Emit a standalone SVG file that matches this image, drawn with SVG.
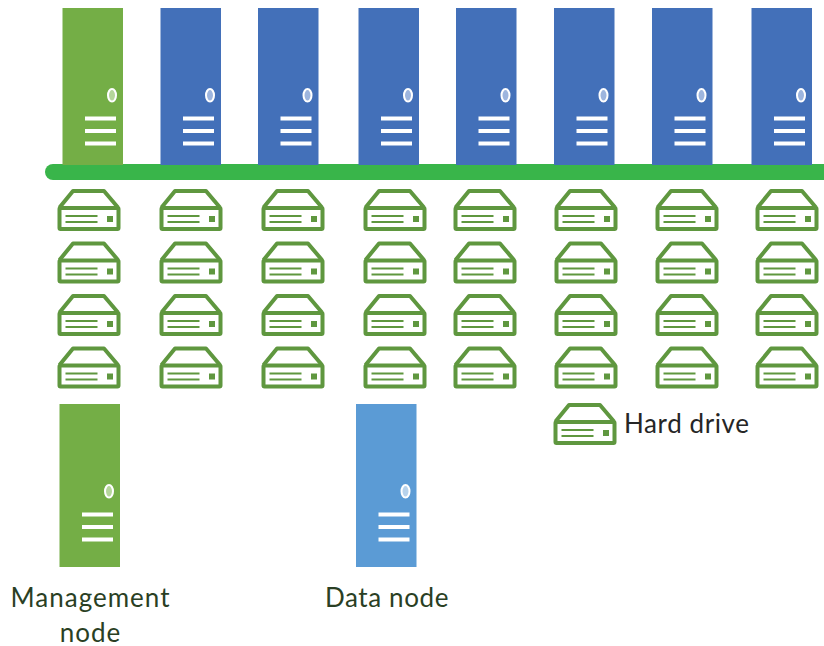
<svg xmlns="http://www.w3.org/2000/svg" width="824" height="646" viewBox="0 0 824 646">
<style>
.lbl{font-family:Lato,"Liberation Sans",sans-serif;font-size:26px;fill:#2a3f24;text-anchor:middle}
.leg{font-family:Lato,"Liberation Sans",sans-serif;font-size:26px;fill:#262626;letter-spacing:.6px}
.bars{fill:#fff}
.green{fill:#74ae46}
.blue{fill:#4370b9}
.light{fill:#5b9bd5}
.dr{fill:none;stroke:#5f973f;stroke-width:4;stroke-linejoin:round}
.drf{fill:#5f973f}
</style>
<defs>
<g id="bar"><rect x="22.500" y="108.500" width="31" height="4" class="bars"/><rect x="22.500" y="121" width="31" height="4" class="bars"/><rect x="22.500" y="133.500" width="31" height="4" class="bars"/></g>
<g id="drive">
<path class="dr" d="M2,18.500 L15.500,2 H46.500 L60.500,18.500"/>
<rect class="dr" x="2" y="19" width="59" height="21" rx="1"/>
<rect class="drf" x="8" y="26" width="32" height="2"/>
<rect class="drf" x="8" y="32" width="32" height="2"/>
<rect class="drf" x="49.500" y="27" width="6" height="6"/>
</g>
</defs>
<g id="connectors"><path id="bus" d="M53,172 H824" stroke="#39b54a" stroke-width="16" stroke-linecap="round" fill="none"/></g>
<g id="node-mgmt-top"><rect class="green" x="62.500" y="8" width="60.500" height="157"/><ellipse cx="112" cy="95.300" rx="4" ry="6.300" fill="#b5d69b" stroke="#fff" stroke-width="2"/><use href="#bar" x="62.500" y="8"/></g>
<g id="node-d1"><rect class="blue" x="160.500" y="8" width="60.500" height="157"/><ellipse cx="210" cy="95.300" rx="4" ry="6.300" fill="#9db5de" stroke="#fff" stroke-width="2"/><use href="#bar" x="160.500" y="8"/></g>
<g id="node-d2"><rect class="blue" x="258" y="8" width="60.500" height="157"/><ellipse cx="307.500" cy="95.300" rx="4" ry="6.300" fill="#9db5de" stroke="#fff" stroke-width="2"/><use href="#bar" x="258" y="8"/></g>
<g id="node-d3"><rect class="blue" x="358.500" y="8" width="60.500" height="157"/><ellipse cx="408" cy="95.300" rx="4" ry="6.300" fill="#9db5de" stroke="#fff" stroke-width="2"/><use href="#bar" x="358.500" y="8"/></g>
<g id="node-d4"><rect class="blue" x="456" y="8" width="60.500" height="157"/><ellipse cx="505.500" cy="95.300" rx="4" ry="6.300" fill="#9db5de" stroke="#fff" stroke-width="2"/><use href="#bar" x="456" y="8"/></g>
<g id="node-d5"><rect class="blue" x="554" y="8" width="60.500" height="157"/><ellipse cx="603.500" cy="95.300" rx="4" ry="6.300" fill="#9db5de" stroke="#fff" stroke-width="2"/><use href="#bar" x="554" y="8"/></g>
<g id="node-d6"><rect class="blue" x="652" y="8" width="60.500" height="157"/><ellipse cx="701.500" cy="95.300" rx="4" ry="6.300" fill="#9db5de" stroke="#fff" stroke-width="2"/><use href="#bar" x="652" y="8"/></g>
<g id="node-d7"><rect class="blue" x="751.500" y="8" width="60.500" height="157"/><ellipse cx="801" cy="95.300" rx="4" ry="6.300" fill="#9db5de" stroke="#fff" stroke-width="2"/><use href="#bar" x="751.500" y="8"/></g>
<g id="drives">
<use href="#drive" x="57.500" y="189"/><use href="#drive" x="159.500" y="189"/><use href="#drive" x="261.500" y="189"/><use href="#drive" x="363.500" y="189"/><use href="#drive" x="453.500" y="189"/><use href="#drive" x="554.500" y="189"/><use href="#drive" x="655.500" y="189"/><use href="#drive" x="755.500" y="189"/>
<use href="#drive" x="57.500" y="241.500"/><use href="#drive" x="159.500" y="241.500"/><use href="#drive" x="261.500" y="241.500"/><use href="#drive" x="363.500" y="241.500"/><use href="#drive" x="453.500" y="241.500"/><use href="#drive" x="554.500" y="241.500"/><use href="#drive" x="655.500" y="241.500"/><use href="#drive" x="755.500" y="241.500"/>
<use href="#drive" x="57.500" y="294"/><use href="#drive" x="159.500" y="294"/><use href="#drive" x="261.500" y="294"/><use href="#drive" x="363.500" y="294"/><use href="#drive" x="453.500" y="294"/><use href="#drive" x="554.500" y="294"/><use href="#drive" x="655.500" y="294"/><use href="#drive" x="755.500" y="294"/>
<use href="#drive" x="57.500" y="346.500"/><use href="#drive" x="159.500" y="346.500"/><use href="#drive" x="261.500" y="346.500"/><use href="#drive" x="363.500" y="346.500"/><use href="#drive" x="453.500" y="346.500"/><use href="#drive" x="554.500" y="346.500"/><use href="#drive" x="655.500" y="346.500"/><use href="#drive" x="755.500" y="346.500"/>
</g>
<g id="legend-mgmt"><rect class="green" x="59.500" y="404" width="60.500" height="163"/><ellipse cx="109" cy="491.300" rx="4" ry="6.300" fill="#b5d69b" stroke="#fff" stroke-width="2"/><use href="#bar" x="59.500" y="404"/><text class="lbl" x="90.500" y="607" letter-spacing="1">Management</text><text class="lbl" x="90.500" y="642" letter-spacing="1">node</text></g>
<g id="legend-data"><rect class="light" x="356" y="404" width="60.500" height="163"/><ellipse cx="405.500" cy="491.300" rx="4" ry="6.300" fill="#b8d3ec" stroke="#fff" stroke-width="2"/><use href="#bar" x="356" y="404"/><text class="lbl" x="387" y="607" letter-spacing=".6">Data node</text></g>
<g id="legend-drive"><use href="#drive" x="553.500" y="403"/><text class="leg" x="624" y="433">Hard drive</text></g>
</svg>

——

* [BRIEF]
Each line above is to be copied verbatim. Drop any image from the copy.

* [ANSWER TO THIS PROBLEM]
Emit a standalone SVG file that matches this image, drawn with SVG.
<svg xmlns="http://www.w3.org/2000/svg" width="824" height="646" viewBox="0 0 824 646">
<style>
.lbl{font-family:Lato,"Liberation Sans",sans-serif;font-size:26px;fill:#2a3f24;text-anchor:middle}
.leg{font-family:Lato,"Liberation Sans",sans-serif;font-size:26px;fill:#262626;letter-spacing:.6px}
.bars{fill:#fff}
.green{fill:#74ae46}
.blue{fill:#4370b9}
.light{fill:#5b9bd5}
.dr{fill:none;stroke:#5f973f;stroke-width:4;stroke-linejoin:round}
.drf{fill:#5f973f}
</style>
<defs>
<g id="bar"><rect x="22.500" y="108.500" width="31" height="4" class="bars"/><rect x="22.500" y="121" width="31" height="4" class="bars"/><rect x="22.500" y="133.500" width="31" height="4" class="bars"/></g>
<g id="drive">
<path class="dr" d="M2,18.500 L15.500,2 H46.500 L60.500,18.500"/>
<rect class="dr" x="2" y="19" width="59" height="21" rx="1"/>
<rect class="drf" x="8" y="26" width="32" height="2"/>
<rect class="drf" x="8" y="32" width="32" height="2"/>
<rect class="drf" x="49.500" y="27" width="6" height="6"/>
</g>
</defs>
<g id="connectors"><path id="bus" d="M53,172 H824" stroke="#39b54a" stroke-width="16" stroke-linecap="round" fill="none"/></g>
<g id="node-mgmt-top"><rect class="green" x="62.500" y="8" width="60.500" height="157"/><ellipse cx="112" cy="95.300" rx="4" ry="6.300" fill="#b5d69b" stroke="#fff" stroke-width="2"/><use href="#bar" x="62.500" y="8"/></g>
<g id="node-d1"><rect class="blue" x="160.500" y="8" width="60.500" height="157"/><ellipse cx="210" cy="95.300" rx="4" ry="6.300" fill="#9db5de" stroke="#fff" stroke-width="2"/><use href="#bar" x="160.500" y="8"/></g>
<g id="node-d2"><rect class="blue" x="258" y="8" width="60.500" height="157"/><ellipse cx="307.500" cy="95.300" rx="4" ry="6.300" fill="#9db5de" stroke="#fff" stroke-width="2"/><use href="#bar" x="258" y="8"/></g>
<g id="node-d3"><rect class="blue" x="358.500" y="8" width="60.500" height="157"/><ellipse cx="408" cy="95.300" rx="4" ry="6.300" fill="#9db5de" stroke="#fff" stroke-width="2"/><use href="#bar" x="358.500" y="8"/></g>
<g id="node-d4"><rect class="blue" x="456" y="8" width="60.500" height="157"/><ellipse cx="505.500" cy="95.300" rx="4" ry="6.300" fill="#9db5de" stroke="#fff" stroke-width="2"/><use href="#bar" x="456" y="8"/></g>
<g id="node-d5"><rect class="blue" x="554" y="8" width="60.500" height="157"/><ellipse cx="603.500" cy="95.300" rx="4" ry="6.300" fill="#9db5de" stroke="#fff" stroke-width="2"/><use href="#bar" x="554" y="8"/></g>
<g id="node-d6"><rect class="blue" x="652" y="8" width="60.500" height="157"/><ellipse cx="701.500" cy="95.300" rx="4" ry="6.300" fill="#9db5de" stroke="#fff" stroke-width="2"/><use href="#bar" x="652" y="8"/></g>
<g id="node-d7"><rect class="blue" x="751.500" y="8" width="60.500" height="157"/><ellipse cx="801" cy="95.300" rx="4" ry="6.300" fill="#9db5de" stroke="#fff" stroke-width="2"/><use href="#bar" x="751.500" y="8"/></g>
<g id="drives">
<use href="#drive" x="57.500" y="189"/><use href="#drive" x="159.500" y="189"/><use href="#drive" x="261.500" y="189"/><use href="#drive" x="363.500" y="189"/><use href="#drive" x="453.500" y="189"/><use href="#drive" x="554.500" y="189"/><use href="#drive" x="655.500" y="189"/><use href="#drive" x="755.500" y="189"/>
<use href="#drive" x="57.500" y="241.500"/><use href="#drive" x="159.500" y="241.500"/><use href="#drive" x="261.500" y="241.500"/><use href="#drive" x="363.500" y="241.500"/><use href="#drive" x="453.500" y="241.500"/><use href="#drive" x="554.500" y="241.500"/><use href="#drive" x="655.500" y="241.500"/><use href="#drive" x="755.500" y="241.500"/>
<use href="#drive" x="57.500" y="294"/><use href="#drive" x="159.500" y="294"/><use href="#drive" x="261.500" y="294"/><use href="#drive" x="363.500" y="294"/><use href="#drive" x="453.500" y="294"/><use href="#drive" x="554.500" y="294"/><use href="#drive" x="655.500" y="294"/><use href="#drive" x="755.500" y="294"/>
<use href="#drive" x="57.500" y="346.500"/><use href="#drive" x="159.500" y="346.500"/><use href="#drive" x="261.500" y="346.500"/><use href="#drive" x="363.500" y="346.500"/><use href="#drive" x="453.500" y="346.500"/><use href="#drive" x="554.500" y="346.500"/><use href="#drive" x="655.500" y="346.500"/><use href="#drive" x="755.500" y="346.500"/>
</g>
<g id="legend-mgmt"><rect class="green" x="59.500" y="404" width="60.500" height="163"/><ellipse cx="109" cy="491.300" rx="4" ry="6.300" fill="#b5d69b" stroke="#fff" stroke-width="2"/><use href="#bar" x="59.500" y="404"/><text class="lbl" x="90.500" y="607" letter-spacing="1">Management</text><text class="lbl" x="90.500" y="642" letter-spacing="1">node</text></g>
<g id="legend-data"><rect class="light" x="356" y="404" width="60.500" height="163"/><ellipse cx="405.500" cy="491.300" rx="4" ry="6.300" fill="#b8d3ec" stroke="#fff" stroke-width="2"/><use href="#bar" x="356" y="404"/><text class="lbl" x="387" y="607" letter-spacing=".6">Data node</text></g>
<g id="legend-drive"><use href="#drive" x="553.500" y="403"/><text class="leg" x="624" y="433">Hard drive</text></g>
</svg>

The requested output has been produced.